> _Task brief_
Exactly repeat the material, dropping only the pictures.

> _Raw data_

'''

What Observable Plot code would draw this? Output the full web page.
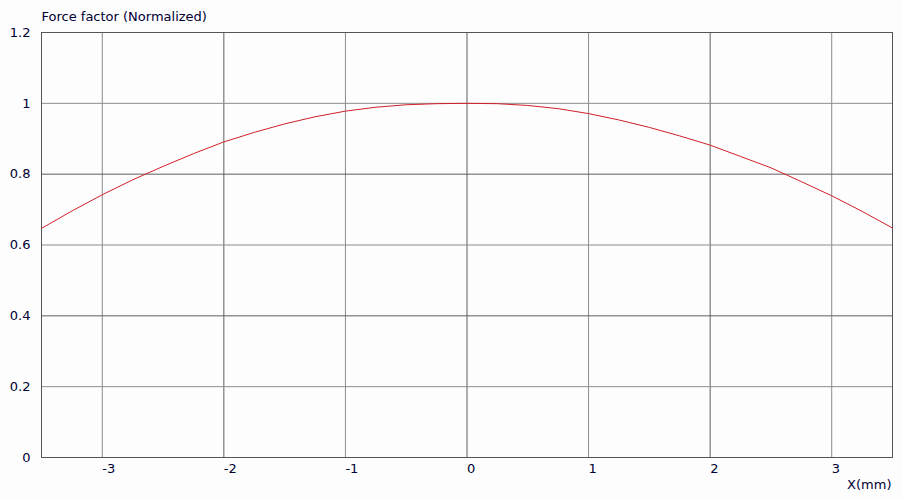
<!DOCTYPE html>
<html>
<head>
<meta charset="utf-8">
<script src="https://cdn.jsdelivr.net/npm/d3@7"></script>
<script src="https://cdn.jsdelivr.net/npm/@observablehq/plot@0.6"></script>
<style>
  html, body { margin: 0; padding: 0; background: #fdfdfd; }
  #chart svg { display: block; }
</style>
</head>
<body>
<div id="chart"></div>
<script>
const xValues = [-3.5, -3.25, -3, -2.75, -2.5, -2.25, -2, -1.75, -1.5, -1.25, -1, -0.75, -0.5, -0.25, 0,
                 0.25, 0.5, 0.75, 1, 1.25, 1.5, 1.75, 2, 2.25, 2.5, 2.75, 3, 3.25, 3.5];
const forceFactor = [0.647, 0.696, 0.742, 0.784, 0.822, 0.858, 0.891, 0.918, 0.942, 0.962, 0.978, 0.989, 0.996, 0.999, 1.000,
                     0.999, 0.994, 0.985, 0.971, 0.953, 0.932, 0.908, 0.882, 0.850, 0.818, 0.779, 0.739, 0.695, 0.648];
const xTicks = [-3, -2, -1, 0, 1, 2, 3];
const yTicks = [0, 0.2, 0.4, 0.6, 0.8, 1, 1.2];
const yTickLabels = ["0", "0.2", "0.4", "0.6", "0.8", "1", "1.2"];
const title = "Force factor (Normalized)";
const xLabel = "X(mm)";

const data = xValues.map((x, i) => ({x, y: forceFactor[i]}));
const dark = "#5f5f5f", light = "#8c8c8c";

const chart = Plot.plot({
  width: 902,
  height: 499,
  marginLeft: 41,
  marginRight: 10,
  marginTop: 32,
  marginBottom: 42,
  style: {fontFamily: "'DejaVu Sans', Verdana, sans-serif", fontSize: "13px", color: "#000033", background: "#fdfdfd"},
  x: {domain: [-3.5, 3.5]},
  y: {domain: [0, 1.2]},
  marks: [
    Plot.ruleX(xTicks, {x: d => d, stroke: d => (Math.abs(d) % 2 === 0 ? dark : light), strokeWidth: 1}),
    Plot.ruleY(yTicks.slice(1, -1), {y: d => d, stroke: d => (Math.round(d * 10) % 4 === 0 ? dark : light), strokeWidth: 1}),
    Plot.frame({stroke: "#555555"}),
    Plot.axisX(xTicks, {tickSize: 0, tickPadding: 6, textAnchor: "start", dx: 0, tickFormat: d => String(d), label: null, fill: "#000033", fontSize: 13}),
    Plot.axisY(yTicks, {tickSize: 0, tickPadding: 11, tickFormat: (d, i) => yTickLabels[i], label: null, fill: "#000033", fontSize: 13}),
    Plot.line(data, {x: "x", y: "y", stroke: "#d0202a", strokeWidth: 1}),
    Plot.text([title], {frameAnchor: "top-left", dy: -21, textAnchor: "start", fill: "#000033", fontSize: 13}),
    Plot.text([xLabel], {frameAnchor: "bottom-right", dy: 31, dx: -1, textAnchor: "end", fill: "#000033", fontSize: 13})
  ]
});
document.getElementById("chart").appendChild(chart);
</script>
</body>
</html>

'''

> _Answer in full_
What Observable Plot code would draw this? Output the full web page.
<!DOCTYPE html>
<html>
<head>
<meta charset="utf-8">
<script src="https://cdn.jsdelivr.net/npm/d3@7"></script>
<script src="https://cdn.jsdelivr.net/npm/@observablehq/plot@0.6"></script>
<style>
  html, body { margin: 0; padding: 0; background: #fdfdfd; }
  #chart svg { display: block; }
</style>
</head>
<body>
<div id="chart"></div>
<script>
const xValues = [-3.5, -3.25, -3, -2.75, -2.5, -2.25, -2, -1.75, -1.5, -1.25, -1, -0.75, -0.5, -0.25, 0,
                 0.25, 0.5, 0.75, 1, 1.25, 1.5, 1.75, 2, 2.25, 2.5, 2.75, 3, 3.25, 3.5];
const forceFactor = [0.647, 0.696, 0.742, 0.784, 0.822, 0.858, 0.891, 0.918, 0.942, 0.962, 0.978, 0.989, 0.996, 0.999, 1.000,
                     0.999, 0.994, 0.985, 0.971, 0.953, 0.932, 0.908, 0.882, 0.850, 0.818, 0.779, 0.739, 0.695, 0.648];
const xTicks = [-3, -2, -1, 0, 1, 2, 3];
const yTicks = [0, 0.2, 0.4, 0.6, 0.8, 1, 1.2];
const yTickLabels = ["0", "0.2", "0.4", "0.6", "0.8", "1", "1.2"];
const title = "Force factor (Normalized)";
const xLabel = "X(mm)";

const data = xValues.map((x, i) => ({x, y: forceFactor[i]}));
const dark = "#5f5f5f", light = "#8c8c8c";

const chart = Plot.plot({
  width: 902,
  height: 499,
  marginLeft: 41,
  marginRight: 10,
  marginTop: 32,
  marginBottom: 42,
  style: {fontFamily: "'DejaVu Sans', Verdana, sans-serif", fontSize: "13px", color: "#000033", background: "#fdfdfd"},
  x: {domain: [-3.5, 3.5]},
  y: {domain: [0, 1.2]},
  marks: [
    Plot.ruleX(xTicks, {x: d => d, stroke: d => (Math.abs(d) % 2 === 0 ? dark : light), strokeWidth: 1}),
    Plot.ruleY(yTicks.slice(1, -1), {y: d => d, stroke: d => (Math.round(d * 10) % 4 === 0 ? dark : light), strokeWidth: 1}),
    Plot.frame({stroke: "#555555"}),
    Plot.axisX(xTicks, {tickSize: 0, tickPadding: 6, textAnchor: "start", dx: 0, tickFormat: d => String(d), label: null, fill: "#000033", fontSize: 13}),
    Plot.axisY(yTicks, {tickSize: 0, tickPadding: 11, tickFormat: (d, i) => yTickLabels[i], label: null, fill: "#000033", fontSize: 13}),
    Plot.line(data, {x: "x", y: "y", stroke: "#d0202a", strokeWidth: 1}),
    Plot.text([title], {frameAnchor: "top-left", dy: -21, textAnchor: "start", fill: "#000033", fontSize: 13}),
    Plot.text([xLabel], {frameAnchor: "bottom-right", dy: 31, dx: -1, textAnchor: "end", fill: "#000033", fontSize: 13})
  ]
});
document.getElementById("chart").appendChild(chart);
</script>
</body>
</html>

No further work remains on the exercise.